# Imbellis Show off



## Setsuna (Sep 5, 2012)

Short video of my imbellis pair

in this video i just recently introduce the female to the tank to excite the male only(no spawn intended at least not yet) minutes after i stop the video to editing and render the video the male had already started a small nest


http://www.youtube.com/watch?v=yeaN0scjWK4&feature=youtu.be


----------



## Setsuna (Sep 5, 2012)

Setsuna said:


> Short video of my imbellis pair
> 
> in this video i just recently introduce the female to the tank to excite the male only(no spawn intended at least not yet) minutes after i stop the video to editing and render the video the male had already started a small nest


This is the Updated Video 

http://www.youtube.com/watch?v=bGiLR1DC7Gw


----------



## LittleBettaFish (Oct 2, 2010)

They are looking good. I love when the females get their vertical stripes happening. 

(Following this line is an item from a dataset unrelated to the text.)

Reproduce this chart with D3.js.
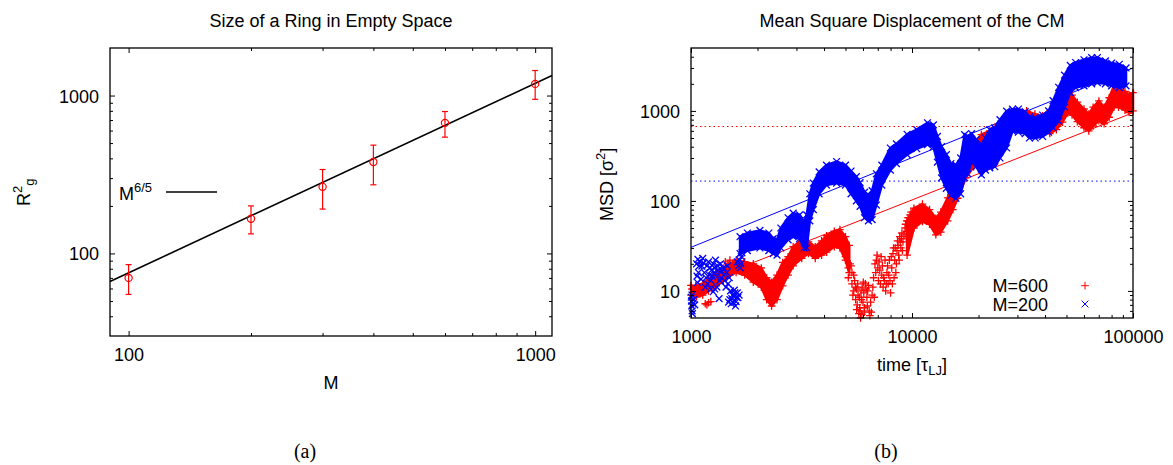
<!DOCTYPE html>
<html><head><meta charset="utf-8">
<script src="https://cdn.jsdelivr.net/npm/d3@7"></script>
<style>
html,body{margin:0;padding:0;background:#fff;}
svg text{font-family:"Liberation Sans",Arial,Helvetica,sans-serif;fill:#000;}
</style></head>
<body><svg id="chart" width="1173" height="465"></svg>
<script>
// ================= Panel (a): Size of a Ring in Empty Space =================
const ringM = [100, 200, 300, 400, 600, 1000];
const ringRg2 = [70, 166, 264, 379, 671, 1185];
const ringErrLo = [55, 133, 191, 272, 545, 946];
const ringErrHi = [85, 200, 340, 485, 792, 1440];
const ringFitM = [90, 1100];
const ringFitRg2 = [66.4, 1339];
const ringXDomain = [90, 1100];
const ringYDomain = [30, 2000];
const ringXMajor = [100, 1000];
const ringXMinor = [200, 300, 400, 500, 600, 700, 800, 900];
const ringYMajor = [100, 1000];
const ringYMinor = [40, 50, 60, 70, 80, 90, 200, 300, 400, 500, 600, 700, 800, 900];

// ================= Panel (b): Mean Square Displacement of the CM =================
const msdXDomain = [1000, 100000];
const msdYDomain = [5, 5000];
const msdXMajor = [1000, 10000, 100000];
const msdXMinor = [2000,3000,4000,5000,6000,7000,8000,9000,20000,30000,40000,50000,60000,70000,80000,90000];
const msdYMajor = [10, 100, 1000];
const msdYMinor = [6,7,8,9,20,30,40,50,60,70,80,90,200,300,400,500,600,700,800,900,2000,3000,4000];
const seriesNames = ["M=600", "M=200"];
// horizontal dotted reference levels (R_g^2 of M=600 and M=200)
const levelM600 = 671;
const levelM200 = 166;
// straight fits (end points)
const fitT = [1000, 100000];
const fitM600 = [11, 955];
const fitM200 = [30.5, 3000];

// M=600 dense band: [time, low, high]
const m600Band = [
 [1000,9.0,11.5],[1060,8.6,11.0],[1130,9.0,12.0],[1200,10.0,13.5],[1300,11.4,16],[1400,13,18],
 [1500,15,20],[1600,16,22],[1750,15,21],[1914,12.5,20],[2080,11,18],[2200,8,14],[2316,6.8,12.5],
 [2450,8,15],[2600,11.4,20.7],[2750,15,24],[2900,19,31],[3170,23,37],[3400,26,35],[3650,23,31],
 [3900,25,36],[4110,27,41],[4450,31,46],[4720,30,48],[5000,22,40],[5200,16,32]
];
const m600Band2 = [
 [9500,25,60],[10200,50,83],[11150,59,92],[12000,55,80],[12820,42,64],[13500,45,75],[14500,60,108],
 [15300,80,170],[16100,107,233],[17500,180,327],[19000,240,420],[20600,300,545],[22500,390,600],
 [24500,450,713],[27000,550,900],[30000,700,1000],[33000,840,1000],[36000,620,920],[39000,600,880],
 [42000,560,1000],[45000,620,1100],[48000,750,1350],[50700,950,1700],[53000,900,1500],[56000,760,1250],
 [60000,650,1050],[63100,600,920],[66000,680,1100],[70100,780,1290],[74000,720,1100],[78000,850,1400],
 [82000,1100,1900],[86000,1100,1800],[92000,1020,1650],[96000,960,1500],[100000,1000,1600]
];
// M=600 scattered points: [time, msd]
const m600Points = [
 [1010,10.5],[1050,11.5],[1100,9.3],[1160,7.2],[1180,7.0],[1200,7.4],[1230,7.6],[1380,15],[1430,21],[1470,20],[1500,22],
 [4950,30],[5000,24],[5150,18],[5150,14],[5250,20],[5350,12],[5350,16],[5450,10],[5500,13],[5560,8],[5600,10.5],
 [5650,7],[5700,9],[5750,5.6],[5800,6.5],[5850,5.0],[5900,8],[5950,11],[6000,7.5],[6050,9.5],[6100,6.5],[6150,12],
 [6250,8.5],[6300,10],[6400,6],[6450,5.3],[6500,7.5],[6600,9],[6700,14],[6800,20],[6850,16],[6900,22],[7000,18],
 [7050,13],[7150,17],[7300,15],[7400,11],[7500,13],[7600,10],[7700,16],[7800,12],[7900,22],[8000,9.5],[8100,18],
 [8200,26],[8300,14],[8400,30],[8500,20],[8600,36],[8700,25],[8800,40],[8900,30],[9000,44],[9100,35],[9300,50],
 [9400,40],[9500,60],[9700,48],[9800,70],
 [5300,19],[5400,9],[5450,15],[5550,11],[5620,6.2],[5680,12],[5780,8.5],[5820,6],[5880,10],[5930,5.5],[6020,12.5],
 [6080,5.8],[6200,10.5],[6280,6.8],[6350,11.5],[6550,5.8],[6650,11],[6750,8.5],[6950,25],[7100,21],[7200,12],
 [7250,24],[7350,19],[7450,14],[7550,22],[7650,12],[7750,19],[7850,15],[7950,13],[8050,24],[8150,12],[8250,30],
 [8350,22],[8450,16],[8550,28],[8650,32],[8750,22],[8850,35],[8950,38],[9050,28],[9200,42],[9350,55],[9450,46],
 [9600,65],[9750,58],[9900,75]
];
// M=200 dense band: [time, low, high]
const m200Band = [
 [1667,26,40],[1800,28,44],[2050,30,47],[2250,28,44],[2355,26,38],[2450,25,37],[2550,30,50],[2750,37,65],
 [2900,40,73],[3100,38,70],[3250,30,58],[3338,30,70],[3450,60,120],[3576,80,158],[3800,120,210],[4100,150,250],
 [4560,158,274],[5000,150,250],[5300,120,215],[5600,100,186],[5820,87,160],[6100,65,125],[6350,60,117],
 [6600,62,130],[6900,90,200],[7300,150,250],[7980,220,387],[8500,260,430],[9500,327,550],[10500,380,620],
 [11750,422,738],[12500,400,700],[13030,270,520],[13600,180,400],[14300,138,327],[15000,115,260],[15800,107,251],
 [16600,120,300],[17300,180,545],[17900,200,520],[18600,275,560],[19500,240,480],[20600,195,422],[21500,220,500],
 [22500,233,620],[23700,240,650],[25000,300,800],[26800,387,993],[28500,597,1045],[30300,580,1050],[32500,560,980],
 [34000,500,860],[36100,500,840],[39000,520,900],[41500,580,1000],[43500,650,1300],[46100,770,1830],[49000,1100,2500],
 [52000,1600,3200],[55000,1815,3450],[60000,1900,3700],[65000,2000,3900],[69000,2060,3920],[75000,2000,3600],
 [80000,1900,3400],[86700,1815,3300],[93000,1900,3000]
];
// M=200 scattered points: [time, msd]
const m200Points = [
 [1003,8.5],[1005,7.7],[1008,6.8],[1012,6.0],[1020,7.3],[1030,8],[1060,20],[1075,22.4],[1090,19],[1100,21],
 [1120,18.9],[1140,20.5],[1065,14.6],[1070,12.4],[1150,16],[1170,14],[1190,12],[1210,15],[1230,13],[1240,17],
 [1262,20],[1280,18],[1290,22],[1300,15],[1320,19],[1230,10.5],[1260,9.8],[1280,10.5],[1340,8.2],[1350,13],
 [1370,14],[1400,18],[1420,13],[1450,16],[1470,12],[1480,7.5],[1500,8],[1520,7.2],[1540,9],[1560,8.8],[1580,9.5],
 [1590,6.8],[1600,7.6],[1620,9.5],[1630,8.4],[1640,19],[1660,22],[1680,20],[1700,26.5],[1690,24],
 [1010,9],[1015,5.6],[1040,7],[1080,16],[1110,13.5],[1130,23],[1160,11],[1180,19],[1200,21],[1220,18],[1250,14.5],
 [1270,16],[1310,11],[1330,17],[1360,20],[1380,16.5],[1410,15],[1440,11],[1460,19],[1490,14],[1510,10],[1530,8.2],
 [1550,7.5],[1570,10.2],[1610,8.5],[1650,9],[1620,21],[1670,18]
];

// ================= drawing =================
const svg = d3.select("#chart");
const FONT = 18;
const RED = "#ff0000", BLUE = "#0000ff";
const plusPath = "M-3.8,0H3.8M0,-3.8V3.8";
const crossPath = "M-3.4,-3.4L3.4,3.4M-3.4,3.4L3.4,-3.4";

function frame(g, x, y, xMaj, xMin, yMaj, yMin) {
  const [xl, xr] = x.range(), [yb, yt] = y.range();
  const fmt = d => String(d);
  const clean = s => {
    s.attr("font-size", FONT).attr("font-family", null);
    s.select(".domain").remove();
    s.selectAll("line").attr("stroke", "#000").attr("stroke-width", 1);
  };
  const b = g.append("g").attr("transform", `translate(0,${yb})`);
  b.append("g").call(d3.axisBottom(x).tickValues(xMaj).tickSize(-5).tickFormat(fmt)).call(clean)
    .call(s => s.selectAll("text").attr("y", 25).attr("dy", null));
  b.append("g").call(d3.axisBottom(x).tickValues(xMin).tickSize(-3).tickFormat("")).call(clean);
  const t = g.append("g").attr("transform", `translate(0,${yt})`);
  t.append("g").call(d3.axisTop(x).tickValues(xMaj).tickSize(-5).tickFormat("")).call(clean);
  t.append("g").call(d3.axisTop(x).tickValues(xMin).tickSize(-3).tickFormat("")).call(clean);
  const l = g.append("g").attr("transform", `translate(${xl},0)`);
  l.append("g").call(d3.axisLeft(y).tickValues(yMaj).tickSize(-5).tickFormat(fmt)).call(clean)
    .call(s => s.selectAll("text").attr("x", -11).attr("dy", "0.36em"));
  l.append("g").call(d3.axisLeft(y).tickValues(yMin).tickSize(-3).tickFormat("")).call(clean);
  const r = g.append("g").attr("transform", `translate(${xr},0)`);
  r.append("g").call(d3.axisRight(y).tickValues(yMaj).tickSize(-5).tickFormat("")).call(clean);
  r.append("g").call(d3.axisRight(y).tickValues(yMin).tickSize(-3).tickFormat("")).call(clean);
  g.append("rect").attr("x", xl).attr("y", yt).attr("width", xr - xl).attr("height", yb - yt)
    .attr("fill", "none").attr("stroke", "#000").attr("stroke-width", 1.3);
}

// ----- Panel (a) -----
{
  const x = d3.scaleLog().domain(ringXDomain).range([110, 552]);
  const y = d3.scaleLog().domain(ringYDomain).range([336, 48]);
  const g = svg.append("g");
  g.append("path").datum(ringFitM.map((m, i) => [m, ringFitRg2[i]]))
    .attr("d", d3.line().x(d => x(d[0])).y(d => y(d[1])))
    .attr("fill", "none").attr("stroke", "#000").attr("stroke-width", 1.6);
  const pts = ringM.map((m, i) => ({m, v: ringRg2[i], lo: ringErrLo[i], hi: ringErrHi[i]}));
  const eb = g.append("g").attr("stroke", RED).attr("stroke-width", 1.2).attr("fill", "none");
  pts.forEach(p => {
    const cx = x(p.m);
    eb.append("line").attr("x1", cx).attr("x2", cx).attr("y1", y(p.lo)).attr("y2", y(p.hi));
    eb.append("line").attr("x1", cx - 3).attr("x2", cx + 3).attr("y1", y(p.lo)).attr("y2", y(p.lo));
    eb.append("line").attr("x1", cx - 3).attr("x2", cx + 3).attr("y1", y(p.hi)).attr("y2", y(p.hi));
    eb.append("circle").attr("cx", cx).attr("cy", y(p.v)).attr("r", 3.6);
  });
  frame(g, x, y, ringXMajor, ringXMinor, ringYMajor, ringYMinor);
  const key = g.append("text").attr("x", 119).attr("y", 200).attr("font-size", FONT);
  key.append("tspan").text("M");
  key.append("tspan").attr("dy", -8).attr("font-size", 13).text("6/5");
  g.append("line").attr("x1", 166).attr("x2", 217).attr("y1", 192).attr("y2", 192)
    .attr("stroke", "#000").attr("stroke-width", 1.6);
  g.append("text").attr("x", 331).attr("y", 26.5).attr("text-anchor", "middle").attr("font-size", FONT)
    .text("Size of a Ring in Empty Space");
  g.append("text").attr("x", 331).attr("y", 389).attr("text-anchor", "middle").attr("font-size", FONT).text("M");
  const yl = g.append("text").attr("transform", "translate(30,206) rotate(-90)").attr("font-size", FONT);
  yl.append("tspan").text("R");
  yl.append("tspan").attr("dy", -8).attr("font-size", 13).text("2");
  yl.append("tspan").attr("dy", 12).attr("font-size", 13).text("g");
  svg.append("text").attr("x", 305).attr("y", 458).attr("text-anchor", "middle")
    .attr("font-size", 20).style("font-family", "'Liberation Serif','DejaVu Serif',serif").text("(a)");
}

// ----- Panel (b) -----
{
  const x = d3.scaleLog().domain(msdXDomain).range([691, 1133]);
  const y = d3.scaleLog().domain(msdYDomain).range([318, 48]);
  const g = svg.append("g");
  const [xl, xr] = x.range();
  [[levelM600, RED], [levelM200, BLUE]].forEach(([v, c]) => {
    g.append("line").attr("x1", xl).attr("x2", xr).attr("y1", y(v)).attr("y2", y(v))
      .attr("stroke", c).attr("stroke-width", 1).attr("stroke-dasharray", "1.5,3");
  });
  [[fitM600, RED], [fitM200, BLUE]].forEach(([vals, c]) => {
    g.append("path").datum(fitT.map((t, i) => [t, vals[i]]))
      .attr("d", d3.line().x(d => x(d[0])).y(d => y(d[1])))
      .attr("fill", "none").attr("stroke", c).attr("stroke-width", 1);
  });
  const area = d3.area().x(d => x(d[0])).y0(d => y(d[1])).y1(d => y(d[2]));
  function series(bands, points, color, marker) {
    const s = g.append("g");
    bands.forEach(b => {
      s.append("path").datum(b).attr("d", area).attr("fill", color).attr("stroke", color).attr("stroke-width", 2.5);
    });
    const mk = s.append("g").attr("stroke", color).attr("stroke-width", 1.3).attr("fill", "none");
    const all = [];
    bands.forEach(b => b.forEach(d => { all.push([d[0], d[1]]); all.push([d[0], d[2]]); }));
    points.forEach(d => all.push(d));
    mk.selectAll("path").data(all).join("path")
      .attr("transform", d => `translate(${x(d[0])},${y(d[1])})`).attr("d", marker);
  }
  series([m600Band, m600Band2], m600Points, RED, plusPath);
  series([m200Band], m200Points, BLUE, crossPath);
  frame(g, x, y, msdXMajor, msdXMinor, msdYMajor, msdYMinor);
  [[seriesNames[0], RED, plusPath, 292, 285.7], [seriesNames[1], BLUE, crossPath, 310.5, 304]].forEach(([n, c, p, by, my]) => {
    g.append("text").attr("x", 1048).attr("y", by).attr("text-anchor", "end").attr("font-size", FONT).text(n);
    g.append("path").attr("transform", `translate(1085,${my})`).attr("d", p)
      .attr("stroke", c).attr("stroke-width", 1).attr("fill", "none");
  });
  g.append("text").attr("x", 912).attr("y", 26.5).attr("text-anchor", "middle").attr("font-size", FONT)
    .text("Mean Square Displacement of the CM");
  const xlab = g.append("text").attr("x", 912).attr("y", 371).attr("text-anchor", "middle").attr("font-size", FONT);
  xlab.append("tspan").text("time [τ");
  xlab.append("tspan").attr("dy", 4).attr("font-size", 13).text("LJ");
  xlab.append("tspan").attr("dy", -4).text("]");
  const ylab = g.append("text").attr("transform", "translate(613,221) rotate(-90)").attr("font-size", FONT);
  ylab.append("tspan").text("MSD [σ");
  ylab.append("tspan").attr("dy", -8).attr("font-size", 13).text("2");
  ylab.append("tspan").attr("dy", 8).text("]");
  svg.append("text").attr("x", 886).attr("y", 458).attr("text-anchor", "middle")
    .attr("font-size", 20).style("font-family", "'Liberation Serif','DejaVu Serif',serif").text("(b)");
}
</script>
</body></html>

I could so see myself having just a male to keep as a pet. Luckily I am too broke at the moment!


----------



## Myates (Aug 2, 2011)

Ugh.. I am so going to research more into this and the imbellis species.. I think my boyfriend would kill me if I switched from breeding splendens to wild species hehe  But would totally be worth it lol


----------



## LittleBettaFish (Oct 2, 2010)

Just tell him you have some plainer splendens you are spawning haha


----------